Tip: It is not acceptable
to exclude outliers from analyses unless you have a scientific reason to do so
(e.g., a data entry error, or maybe the outlying unit is not part of your
target population). Hiding outliers is fudging data to get results you
want. That is dishonest and unethical. When you see outliers, do
analyses with and without them. When the results do not change much, report
the results based on the full data set, and tell your audience that the
results were not sensitive to the outliers. When the results do change
substantially, report both sets of analyses: one with and one without the
outliers. This honestly informs people that your conclusions are not
on very solid ground, because particular data points affect the results
greatly.
Unit 2: Using JMP to Determine Areas under Normal
Curves
This part of the lab shows you
how to use JMP to determine areas under normal curves. First, open a new
data sheet and add one row and two columns. Right click on “Column 2” and select Column Info…
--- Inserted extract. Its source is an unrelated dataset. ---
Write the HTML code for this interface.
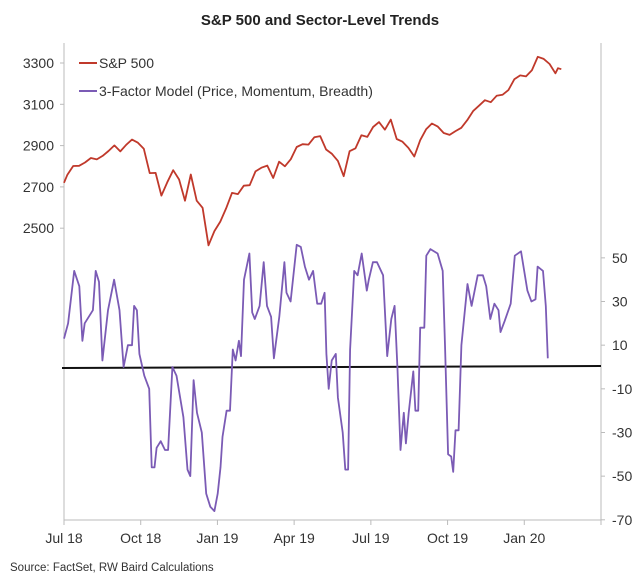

to bring up a dialogue box with column options. Select New Property -
Formula. Next, click Edit Formula. In the subsequent
dialogue box, select Probability--Normal distribution. In the box
where it says Normal Distribution(x), double click inside the (x) until
you get a window. Now, click on Column 1 in the "Table Columns"
box. Click OK twice to get back to the data table.
Now, you can enter any z-score in Column 1, and JMP will determine the area to
the left of that z-score in Column 2. For example, if you enter 0 in
Column 1, JMP returns a 0.5 for the area in Column 2. If you want areas
to the right of a z-score, just take calculate 1 – the percentage returned
by JMP. This may be helpful for later analyses.
7) Using JMP:
What is the area to the left of -1.645?
What is the area to the right of 3.14?
What is the area between -1.645 and 3.14?
Unit 3: The Correlation Challenge
8) Click Here. This takes you to a webpage of various
statistical applications. Go to the web
game "Guess the correlations" and play it at least three times. Try competing with a classmate or one of the
TAs. (You don’t need to write
anything down for this part of the lab.)